Given request:
Pictures stay out. Extract the lines below from the first one through the line with "0.6694, 0.4959, 0.3122, 0.1184, 0.018, 0];", both included.

Data lines:

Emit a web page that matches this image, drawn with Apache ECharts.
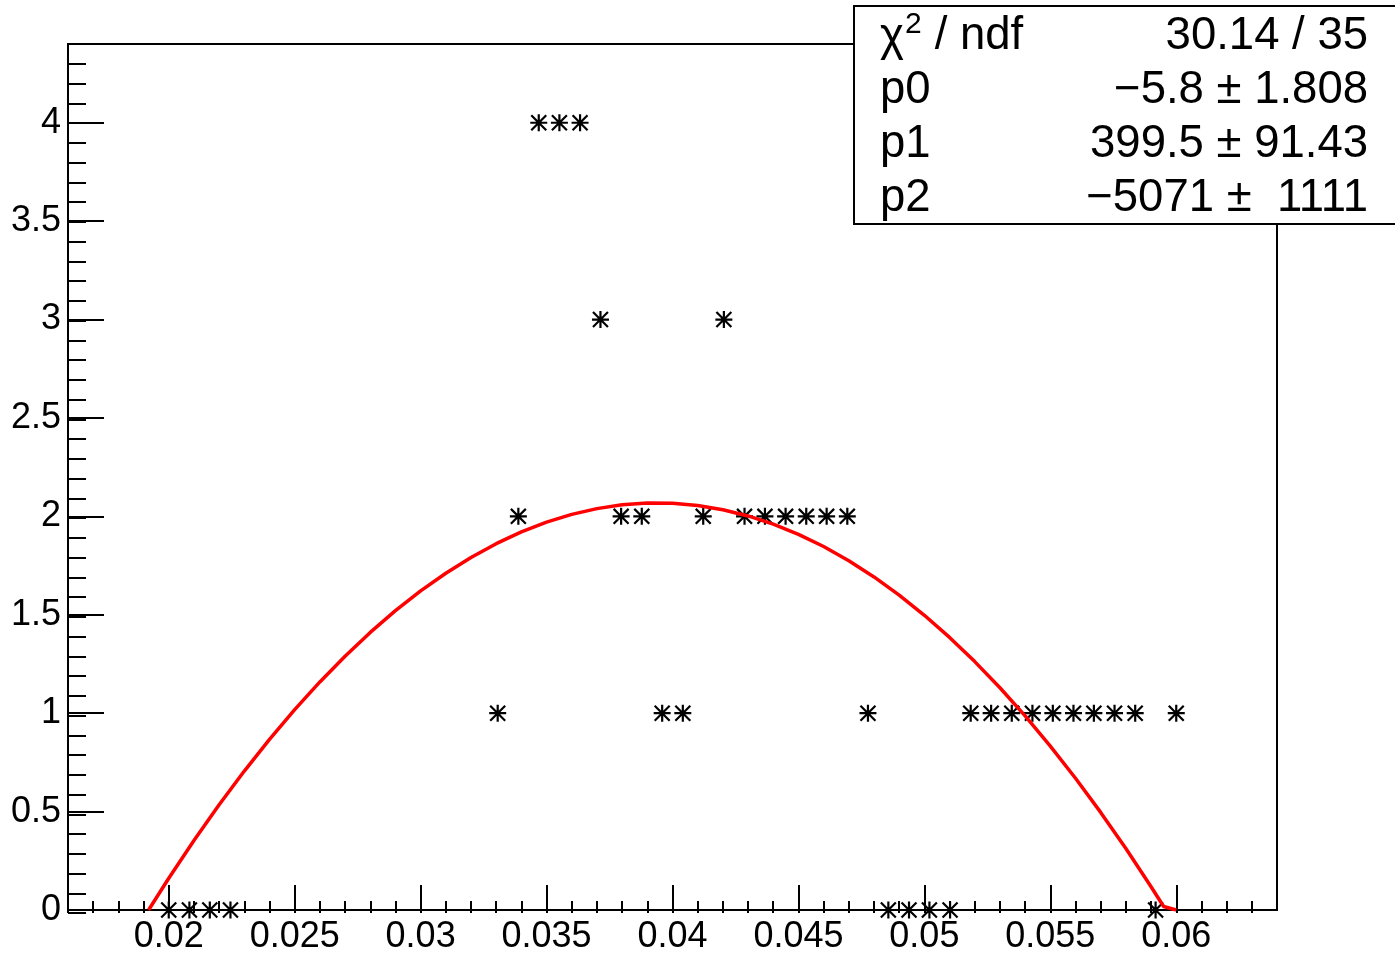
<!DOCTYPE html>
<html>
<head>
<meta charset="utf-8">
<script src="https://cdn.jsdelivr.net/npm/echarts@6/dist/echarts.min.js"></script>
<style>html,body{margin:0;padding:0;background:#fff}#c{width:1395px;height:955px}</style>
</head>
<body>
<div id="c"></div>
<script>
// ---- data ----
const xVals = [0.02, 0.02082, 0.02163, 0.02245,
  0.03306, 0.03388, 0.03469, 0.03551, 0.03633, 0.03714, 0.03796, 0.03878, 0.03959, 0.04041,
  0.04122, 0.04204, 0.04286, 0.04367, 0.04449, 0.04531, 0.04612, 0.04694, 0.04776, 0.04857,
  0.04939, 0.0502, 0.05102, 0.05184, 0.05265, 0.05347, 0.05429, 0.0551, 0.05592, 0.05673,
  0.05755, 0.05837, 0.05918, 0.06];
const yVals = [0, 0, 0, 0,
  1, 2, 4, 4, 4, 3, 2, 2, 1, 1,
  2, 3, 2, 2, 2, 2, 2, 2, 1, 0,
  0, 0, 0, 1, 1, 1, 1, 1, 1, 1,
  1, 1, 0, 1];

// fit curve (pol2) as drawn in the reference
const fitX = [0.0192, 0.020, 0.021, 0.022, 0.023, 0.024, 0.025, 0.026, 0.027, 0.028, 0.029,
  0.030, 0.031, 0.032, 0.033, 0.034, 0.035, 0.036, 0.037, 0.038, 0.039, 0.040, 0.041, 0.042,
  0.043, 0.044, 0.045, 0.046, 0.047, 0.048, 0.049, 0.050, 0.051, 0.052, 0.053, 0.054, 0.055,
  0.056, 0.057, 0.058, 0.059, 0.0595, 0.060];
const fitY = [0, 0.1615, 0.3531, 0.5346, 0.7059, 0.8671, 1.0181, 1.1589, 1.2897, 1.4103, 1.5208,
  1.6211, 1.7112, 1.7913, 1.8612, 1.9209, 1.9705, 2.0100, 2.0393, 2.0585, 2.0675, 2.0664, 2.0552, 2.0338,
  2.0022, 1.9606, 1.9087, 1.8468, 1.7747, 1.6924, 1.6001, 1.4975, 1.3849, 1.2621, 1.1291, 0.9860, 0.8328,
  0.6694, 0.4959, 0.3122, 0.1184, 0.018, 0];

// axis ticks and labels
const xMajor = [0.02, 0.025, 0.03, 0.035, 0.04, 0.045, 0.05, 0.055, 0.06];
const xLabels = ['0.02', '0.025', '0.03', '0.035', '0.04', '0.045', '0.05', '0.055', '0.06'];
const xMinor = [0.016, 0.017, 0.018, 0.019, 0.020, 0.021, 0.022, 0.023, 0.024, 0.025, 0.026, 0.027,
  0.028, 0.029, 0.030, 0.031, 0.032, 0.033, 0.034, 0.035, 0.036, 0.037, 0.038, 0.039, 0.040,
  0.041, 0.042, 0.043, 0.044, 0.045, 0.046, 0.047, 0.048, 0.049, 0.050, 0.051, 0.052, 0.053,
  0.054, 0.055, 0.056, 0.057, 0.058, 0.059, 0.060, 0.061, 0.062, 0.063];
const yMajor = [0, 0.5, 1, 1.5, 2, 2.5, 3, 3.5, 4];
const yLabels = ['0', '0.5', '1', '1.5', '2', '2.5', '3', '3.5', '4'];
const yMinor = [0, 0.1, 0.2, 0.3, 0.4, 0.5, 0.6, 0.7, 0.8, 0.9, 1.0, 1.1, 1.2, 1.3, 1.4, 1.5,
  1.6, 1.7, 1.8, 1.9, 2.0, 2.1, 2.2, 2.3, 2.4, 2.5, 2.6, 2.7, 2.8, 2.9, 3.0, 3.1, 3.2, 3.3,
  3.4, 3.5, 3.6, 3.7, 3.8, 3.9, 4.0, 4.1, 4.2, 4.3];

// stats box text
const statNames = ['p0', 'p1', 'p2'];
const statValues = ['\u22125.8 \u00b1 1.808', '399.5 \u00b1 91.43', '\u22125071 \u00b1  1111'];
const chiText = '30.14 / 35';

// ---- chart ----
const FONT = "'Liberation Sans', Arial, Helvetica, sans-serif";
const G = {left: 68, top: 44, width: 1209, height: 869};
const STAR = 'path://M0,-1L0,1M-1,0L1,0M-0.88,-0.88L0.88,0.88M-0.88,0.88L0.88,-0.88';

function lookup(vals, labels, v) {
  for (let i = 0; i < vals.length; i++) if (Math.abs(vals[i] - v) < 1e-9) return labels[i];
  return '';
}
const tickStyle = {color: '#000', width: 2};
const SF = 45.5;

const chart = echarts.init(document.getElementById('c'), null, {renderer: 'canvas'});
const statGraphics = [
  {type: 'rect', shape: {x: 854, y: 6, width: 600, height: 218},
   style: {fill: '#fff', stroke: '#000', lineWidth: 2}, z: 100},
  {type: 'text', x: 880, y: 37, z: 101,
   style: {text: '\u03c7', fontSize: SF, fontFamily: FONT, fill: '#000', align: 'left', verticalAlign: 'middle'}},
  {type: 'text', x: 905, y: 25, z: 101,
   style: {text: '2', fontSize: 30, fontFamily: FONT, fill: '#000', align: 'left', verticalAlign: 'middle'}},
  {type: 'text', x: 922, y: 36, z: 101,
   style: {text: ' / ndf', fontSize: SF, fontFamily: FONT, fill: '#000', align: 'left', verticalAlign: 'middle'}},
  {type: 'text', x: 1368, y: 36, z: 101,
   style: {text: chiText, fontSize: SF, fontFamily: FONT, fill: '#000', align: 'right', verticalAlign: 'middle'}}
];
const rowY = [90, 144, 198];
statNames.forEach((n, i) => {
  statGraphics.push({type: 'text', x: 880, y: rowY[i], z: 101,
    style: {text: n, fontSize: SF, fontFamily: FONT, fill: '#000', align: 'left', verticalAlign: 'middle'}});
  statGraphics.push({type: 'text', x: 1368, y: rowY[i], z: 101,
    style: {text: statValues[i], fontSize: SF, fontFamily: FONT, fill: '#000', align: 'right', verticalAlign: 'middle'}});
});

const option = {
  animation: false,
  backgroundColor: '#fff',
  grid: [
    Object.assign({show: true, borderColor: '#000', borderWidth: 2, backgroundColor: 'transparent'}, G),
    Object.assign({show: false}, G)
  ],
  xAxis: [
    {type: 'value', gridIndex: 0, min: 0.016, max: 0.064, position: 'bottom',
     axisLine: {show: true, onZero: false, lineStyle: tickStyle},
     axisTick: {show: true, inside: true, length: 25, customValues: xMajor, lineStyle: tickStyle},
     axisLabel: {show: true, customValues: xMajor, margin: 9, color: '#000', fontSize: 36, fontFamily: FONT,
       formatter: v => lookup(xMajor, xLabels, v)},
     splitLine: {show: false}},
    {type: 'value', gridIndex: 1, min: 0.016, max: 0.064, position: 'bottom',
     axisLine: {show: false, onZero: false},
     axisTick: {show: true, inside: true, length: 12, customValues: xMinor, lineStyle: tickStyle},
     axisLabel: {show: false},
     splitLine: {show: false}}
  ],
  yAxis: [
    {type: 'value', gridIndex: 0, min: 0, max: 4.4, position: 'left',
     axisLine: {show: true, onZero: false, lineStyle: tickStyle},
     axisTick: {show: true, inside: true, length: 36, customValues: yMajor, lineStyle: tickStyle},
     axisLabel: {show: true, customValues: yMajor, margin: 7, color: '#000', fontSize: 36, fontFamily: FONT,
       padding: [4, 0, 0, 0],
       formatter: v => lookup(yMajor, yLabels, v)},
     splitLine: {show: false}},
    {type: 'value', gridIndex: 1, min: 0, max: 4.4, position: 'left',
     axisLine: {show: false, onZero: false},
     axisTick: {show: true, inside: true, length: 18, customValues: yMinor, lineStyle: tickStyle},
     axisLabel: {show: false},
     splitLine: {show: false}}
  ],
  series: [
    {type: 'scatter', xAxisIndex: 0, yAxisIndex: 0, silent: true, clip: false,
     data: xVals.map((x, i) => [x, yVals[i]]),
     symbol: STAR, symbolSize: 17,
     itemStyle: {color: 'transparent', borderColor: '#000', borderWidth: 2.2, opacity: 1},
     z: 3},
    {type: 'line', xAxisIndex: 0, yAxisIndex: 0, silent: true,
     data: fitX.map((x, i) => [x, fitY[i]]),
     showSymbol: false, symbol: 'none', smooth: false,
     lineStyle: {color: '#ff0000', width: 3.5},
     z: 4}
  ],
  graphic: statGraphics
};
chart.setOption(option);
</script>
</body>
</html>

Exercise output:
Emit a web page that matches this image, drawn with Apache ECharts.
<!DOCTYPE html>
<html>
<head>
<meta charset="utf-8">
<script src="https://cdn.jsdelivr.net/npm/echarts@6/dist/echarts.min.js"></script>
<style>html,body{margin:0;padding:0;background:#fff}#c{width:1395px;height:955px}</style>
</head>
<body>
<div id="c"></div>
<script>
// ---- data ----
const xVals = [0.02, 0.02082, 0.02163, 0.02245,
  0.03306, 0.03388, 0.03469, 0.03551, 0.03633, 0.03714, 0.03796, 0.03878, 0.03959, 0.04041,
  0.04122, 0.04204, 0.04286, 0.04367, 0.04449, 0.04531, 0.04612, 0.04694, 0.04776, 0.04857,
  0.04939, 0.0502, 0.05102, 0.05184, 0.05265, 0.05347, 0.05429, 0.0551, 0.05592, 0.05673,
  0.05755, 0.05837, 0.05918, 0.06];
const yVals = [0, 0, 0, 0,
  1, 2, 4, 4, 4, 3, 2, 2, 1, 1,
  2, 3, 2, 2, 2, 2, 2, 2, 1, 0,
  0, 0, 0, 1, 1, 1, 1, 1, 1, 1,
  1, 1, 0, 1];

// fit curve (pol2) as drawn in the reference
const fitX = [0.0192, 0.020, 0.021, 0.022, 0.023, 0.024, 0.025, 0.026, 0.027, 0.028, 0.029,
  0.030, 0.031, 0.032, 0.033, 0.034, 0.035, 0.036, 0.037, 0.038, 0.039, 0.040, 0.041, 0.042,
  0.043, 0.044, 0.045, 0.046, 0.047, 0.048, 0.049, 0.050, 0.051, 0.052, 0.053, 0.054, 0.055,
  0.056, 0.057, 0.058, 0.059, 0.0595, 0.060];
const fitY = [0, 0.1615, 0.3531, 0.5346, 0.7059, 0.8671, 1.0181, 1.1589, 1.2897, 1.4103, 1.5208,
  1.6211, 1.7112, 1.7913, 1.8612, 1.9209, 1.9705, 2.0100, 2.0393, 2.0585, 2.0675, 2.0664, 2.0552, 2.0338,
  2.0022, 1.9606, 1.9087, 1.8468, 1.7747, 1.6924, 1.6001, 1.4975, 1.3849, 1.2621, 1.1291, 0.9860, 0.8328,
  0.6694, 0.4959, 0.3122, 0.1184, 0.018, 0];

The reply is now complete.